Correction: True-stereo can improve realism for stereo sources and certain room captures, but it can also smear imaging or exaggerate width depending on arrangement. Mono→stereo often sits better and costs less. - Misconception: “CPU issues mean your computer is underpowered.”
Correction: Buffer size, plugin delay compensation, denormals, and inefficient routing often dominate. A few structural changes (send architecture, channel format, committing) can cut reverb load dramatically.
7) Future Trends: Where Reverb Efficiency Is Headed
Several developments are pushing reverb CPU-per-quality downward:
- Hybrid reverbs as the default: Early reflection convolution (short, high-impact) plus algorithmic late tail (cheap, controllable). This aligns with psychoacoustics: early cues carry much of the localization and “room ID.”

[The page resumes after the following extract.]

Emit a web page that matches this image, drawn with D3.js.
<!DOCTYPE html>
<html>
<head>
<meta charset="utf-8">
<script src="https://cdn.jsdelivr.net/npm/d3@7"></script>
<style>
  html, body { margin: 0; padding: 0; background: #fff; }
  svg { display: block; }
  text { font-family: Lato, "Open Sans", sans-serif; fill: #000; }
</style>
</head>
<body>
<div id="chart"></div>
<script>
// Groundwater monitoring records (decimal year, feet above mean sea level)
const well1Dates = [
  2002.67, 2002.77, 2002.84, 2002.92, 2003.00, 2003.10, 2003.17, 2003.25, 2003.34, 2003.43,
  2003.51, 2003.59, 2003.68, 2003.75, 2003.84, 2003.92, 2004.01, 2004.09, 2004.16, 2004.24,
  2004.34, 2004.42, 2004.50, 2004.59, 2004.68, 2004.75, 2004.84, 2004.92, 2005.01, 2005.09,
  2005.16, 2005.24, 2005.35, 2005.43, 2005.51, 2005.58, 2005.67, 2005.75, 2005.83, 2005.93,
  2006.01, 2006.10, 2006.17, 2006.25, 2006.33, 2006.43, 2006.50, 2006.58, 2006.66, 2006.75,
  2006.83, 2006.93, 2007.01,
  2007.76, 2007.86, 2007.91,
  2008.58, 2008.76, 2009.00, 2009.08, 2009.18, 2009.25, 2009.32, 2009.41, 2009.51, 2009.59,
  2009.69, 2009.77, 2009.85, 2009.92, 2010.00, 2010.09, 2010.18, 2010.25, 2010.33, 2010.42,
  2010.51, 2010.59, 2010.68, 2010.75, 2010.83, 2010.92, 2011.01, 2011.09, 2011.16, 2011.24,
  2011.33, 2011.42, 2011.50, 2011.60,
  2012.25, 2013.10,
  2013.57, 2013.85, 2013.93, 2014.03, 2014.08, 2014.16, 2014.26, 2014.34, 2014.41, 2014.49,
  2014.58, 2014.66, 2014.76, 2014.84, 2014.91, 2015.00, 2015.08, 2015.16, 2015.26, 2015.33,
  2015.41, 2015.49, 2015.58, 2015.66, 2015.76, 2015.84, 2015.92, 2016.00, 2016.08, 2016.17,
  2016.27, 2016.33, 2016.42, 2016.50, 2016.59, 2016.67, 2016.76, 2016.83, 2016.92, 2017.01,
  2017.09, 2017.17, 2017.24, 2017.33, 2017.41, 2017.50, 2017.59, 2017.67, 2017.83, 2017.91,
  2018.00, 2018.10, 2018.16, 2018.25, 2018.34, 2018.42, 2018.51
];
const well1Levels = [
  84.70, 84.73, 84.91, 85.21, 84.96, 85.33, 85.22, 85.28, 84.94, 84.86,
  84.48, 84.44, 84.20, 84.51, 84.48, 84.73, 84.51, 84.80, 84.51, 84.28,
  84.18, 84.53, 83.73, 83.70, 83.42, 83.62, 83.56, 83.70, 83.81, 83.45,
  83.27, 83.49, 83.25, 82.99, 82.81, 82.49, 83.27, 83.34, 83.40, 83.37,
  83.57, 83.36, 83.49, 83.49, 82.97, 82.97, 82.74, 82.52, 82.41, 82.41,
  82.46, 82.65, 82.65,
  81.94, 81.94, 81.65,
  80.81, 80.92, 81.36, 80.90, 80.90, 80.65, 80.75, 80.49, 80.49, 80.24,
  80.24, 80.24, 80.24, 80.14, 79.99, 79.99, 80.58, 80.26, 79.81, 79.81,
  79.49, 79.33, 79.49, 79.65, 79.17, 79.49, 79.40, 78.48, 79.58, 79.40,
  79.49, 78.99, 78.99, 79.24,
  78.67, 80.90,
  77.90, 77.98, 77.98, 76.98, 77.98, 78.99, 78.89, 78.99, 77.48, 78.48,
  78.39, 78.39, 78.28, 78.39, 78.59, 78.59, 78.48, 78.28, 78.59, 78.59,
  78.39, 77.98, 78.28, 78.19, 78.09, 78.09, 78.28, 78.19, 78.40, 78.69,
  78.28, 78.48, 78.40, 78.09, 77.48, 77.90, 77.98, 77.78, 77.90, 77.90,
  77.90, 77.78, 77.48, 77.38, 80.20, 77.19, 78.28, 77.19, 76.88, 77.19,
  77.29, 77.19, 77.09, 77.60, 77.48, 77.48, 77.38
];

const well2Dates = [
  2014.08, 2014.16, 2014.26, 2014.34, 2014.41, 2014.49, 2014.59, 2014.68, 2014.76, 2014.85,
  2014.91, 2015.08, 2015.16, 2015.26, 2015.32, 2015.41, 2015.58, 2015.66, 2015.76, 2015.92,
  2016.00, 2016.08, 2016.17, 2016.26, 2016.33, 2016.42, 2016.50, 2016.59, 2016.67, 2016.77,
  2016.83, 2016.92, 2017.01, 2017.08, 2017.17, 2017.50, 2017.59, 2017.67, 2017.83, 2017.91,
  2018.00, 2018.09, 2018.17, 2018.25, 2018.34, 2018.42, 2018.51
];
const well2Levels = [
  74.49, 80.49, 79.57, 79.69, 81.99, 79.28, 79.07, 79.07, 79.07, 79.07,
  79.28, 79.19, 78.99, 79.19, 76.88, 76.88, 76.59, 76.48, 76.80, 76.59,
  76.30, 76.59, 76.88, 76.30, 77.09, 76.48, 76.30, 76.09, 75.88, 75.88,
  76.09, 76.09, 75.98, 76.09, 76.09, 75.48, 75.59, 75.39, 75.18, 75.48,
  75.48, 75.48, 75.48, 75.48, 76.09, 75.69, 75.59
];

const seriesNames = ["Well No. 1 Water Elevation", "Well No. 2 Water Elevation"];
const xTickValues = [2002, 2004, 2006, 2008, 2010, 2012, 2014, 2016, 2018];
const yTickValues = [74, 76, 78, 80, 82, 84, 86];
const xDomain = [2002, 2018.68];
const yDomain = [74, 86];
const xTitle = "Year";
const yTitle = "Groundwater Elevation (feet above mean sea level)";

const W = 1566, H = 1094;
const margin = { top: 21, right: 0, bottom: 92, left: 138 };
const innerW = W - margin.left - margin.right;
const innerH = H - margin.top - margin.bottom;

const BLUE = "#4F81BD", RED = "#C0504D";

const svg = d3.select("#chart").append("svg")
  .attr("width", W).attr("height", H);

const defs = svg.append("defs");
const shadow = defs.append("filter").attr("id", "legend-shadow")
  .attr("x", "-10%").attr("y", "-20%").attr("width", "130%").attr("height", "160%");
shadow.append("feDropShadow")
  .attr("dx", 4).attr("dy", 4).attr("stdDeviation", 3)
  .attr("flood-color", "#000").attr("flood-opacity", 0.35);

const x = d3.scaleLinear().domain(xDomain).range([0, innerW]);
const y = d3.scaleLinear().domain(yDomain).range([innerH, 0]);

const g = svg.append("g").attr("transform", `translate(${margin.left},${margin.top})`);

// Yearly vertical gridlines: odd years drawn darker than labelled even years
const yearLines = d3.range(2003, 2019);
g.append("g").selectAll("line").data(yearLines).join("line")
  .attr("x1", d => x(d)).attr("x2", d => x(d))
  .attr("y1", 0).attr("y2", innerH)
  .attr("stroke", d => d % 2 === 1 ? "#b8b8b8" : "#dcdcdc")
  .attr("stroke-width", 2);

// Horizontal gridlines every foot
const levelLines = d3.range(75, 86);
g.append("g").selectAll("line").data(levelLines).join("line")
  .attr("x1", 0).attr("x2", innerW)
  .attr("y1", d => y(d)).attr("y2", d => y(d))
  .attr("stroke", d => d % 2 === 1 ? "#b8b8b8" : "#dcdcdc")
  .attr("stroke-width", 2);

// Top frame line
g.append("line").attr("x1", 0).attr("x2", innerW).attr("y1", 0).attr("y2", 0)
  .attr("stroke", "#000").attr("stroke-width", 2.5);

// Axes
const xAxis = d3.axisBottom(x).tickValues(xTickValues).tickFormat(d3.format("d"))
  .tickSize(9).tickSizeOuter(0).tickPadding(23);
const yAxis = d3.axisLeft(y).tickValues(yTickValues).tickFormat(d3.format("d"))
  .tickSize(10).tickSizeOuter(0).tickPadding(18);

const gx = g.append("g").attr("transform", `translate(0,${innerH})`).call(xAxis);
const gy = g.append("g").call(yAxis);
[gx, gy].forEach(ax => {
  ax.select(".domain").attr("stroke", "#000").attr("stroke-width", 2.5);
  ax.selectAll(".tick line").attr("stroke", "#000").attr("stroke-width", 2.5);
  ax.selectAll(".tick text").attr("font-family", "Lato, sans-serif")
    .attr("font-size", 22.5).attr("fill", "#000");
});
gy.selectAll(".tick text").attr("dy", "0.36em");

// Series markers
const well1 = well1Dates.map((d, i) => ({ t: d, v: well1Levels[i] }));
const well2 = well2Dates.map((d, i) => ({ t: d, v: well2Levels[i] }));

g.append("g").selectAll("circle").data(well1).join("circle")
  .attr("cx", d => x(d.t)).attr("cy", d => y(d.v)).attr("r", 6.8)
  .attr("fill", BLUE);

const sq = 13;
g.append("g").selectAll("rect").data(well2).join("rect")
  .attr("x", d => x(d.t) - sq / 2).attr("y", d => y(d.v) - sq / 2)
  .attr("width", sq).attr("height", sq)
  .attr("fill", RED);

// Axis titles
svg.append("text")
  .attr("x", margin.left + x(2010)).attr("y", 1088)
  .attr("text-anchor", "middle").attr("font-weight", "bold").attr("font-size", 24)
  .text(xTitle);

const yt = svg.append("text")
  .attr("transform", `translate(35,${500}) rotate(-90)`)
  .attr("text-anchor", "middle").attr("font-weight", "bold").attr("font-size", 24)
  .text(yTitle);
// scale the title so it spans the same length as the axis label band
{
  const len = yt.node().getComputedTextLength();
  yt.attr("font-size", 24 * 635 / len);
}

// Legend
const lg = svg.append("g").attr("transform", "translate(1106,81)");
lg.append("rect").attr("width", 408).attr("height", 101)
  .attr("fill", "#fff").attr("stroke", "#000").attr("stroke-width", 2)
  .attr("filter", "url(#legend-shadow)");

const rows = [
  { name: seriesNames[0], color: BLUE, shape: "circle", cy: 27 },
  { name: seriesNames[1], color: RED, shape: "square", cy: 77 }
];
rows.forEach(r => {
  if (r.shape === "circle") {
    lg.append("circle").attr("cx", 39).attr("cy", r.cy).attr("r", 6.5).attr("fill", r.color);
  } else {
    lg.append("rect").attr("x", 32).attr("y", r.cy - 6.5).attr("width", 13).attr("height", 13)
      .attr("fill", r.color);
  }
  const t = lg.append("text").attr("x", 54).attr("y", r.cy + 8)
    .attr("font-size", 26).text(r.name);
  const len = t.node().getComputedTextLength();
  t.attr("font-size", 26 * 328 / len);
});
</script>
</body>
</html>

- Better partitioned convolution: More adaptive partition sizing, improved SIMD utilization, and smarter scheduling across cores to reduce dropouts at low buffer sizes.
- Perceptual parameterization: Controls that map to perceptually salient attributes (clarity C80, definition D50 proxies, LF/HF decay ratios) can guide users toward efficient settings that still hit targets.
- Hardware acceleration paths: While GPUs are not universally ideal for low-latency audio, dedicated accelerators and improved heterogeneous computing may offload long convolutions or multichannel immersive reverbs in post environments.
- Immersive audio scaling: Dolby Atmos and multichannel workflows raise the stakes: 7.1.4 reverbs can multiply channel processing. Efficiency will increasingly depend on shared late-field engines with decorrelated outputs rather than fully independent processing per channel.
8) Key Takeaways for Practicing Engineers
- Know what you’re paying for: true-stereo, long IRs, modulation quality, oversampling, and high sample rates are the biggest cost multipliers.
- Exploit psychoacoustics: early reflections define space; late tails define mood. Spend CPU on the part the listener actually uses to identify the room.
- Right-size IR length: trimming from 4 s to 2 s (or using ER-only convolution) is often inaudible in-context and can cut compute substantially.
- Control channel format: keep dialogue/mono sources mono into the reverb; reserve true-stereo for sources and contexts that benefit.
- Optimize latency contexts: use algorithmic reverbs for tracking at 32–64 samples; use heavier convolution during mix when buffer can be 256–1024 samples.
- Commit strategically: print reverb returns for stability; keep recall paths for revisions.
- Watch for tail-related CPU spikes: denormals or poor plugin-host interactions can be the culprit when CPU rises as audio fades.
Visual Aid: A Mental Diagram for Choosing an Efficient Reverb Architecture
Signal flow (hybrid, CPU-aware):
Source (mono/stereo) → Send HPF/LPF → ER Convolution (100–200 ms, optional) → Algorithmic Late Tail (FDN) → Return EQ/ducking → Mix Bus
This structure tends to deliver “real room” cues where they matter (early time domain) while keeping the expensive long decay portion in an algorithm that scales well and is easier to shape musically.
CPU optimization for reverb is ultimately resource allocation: trading mathematically expensive realism in regions the ear doesn’t prioritize for efficient cues that preserve depth, distance, and envelopment. The best engineers don’t just pick a reverb—they choose an architecture, a channel strategy, and a commit plan that keep the session responsive while sounding intentional.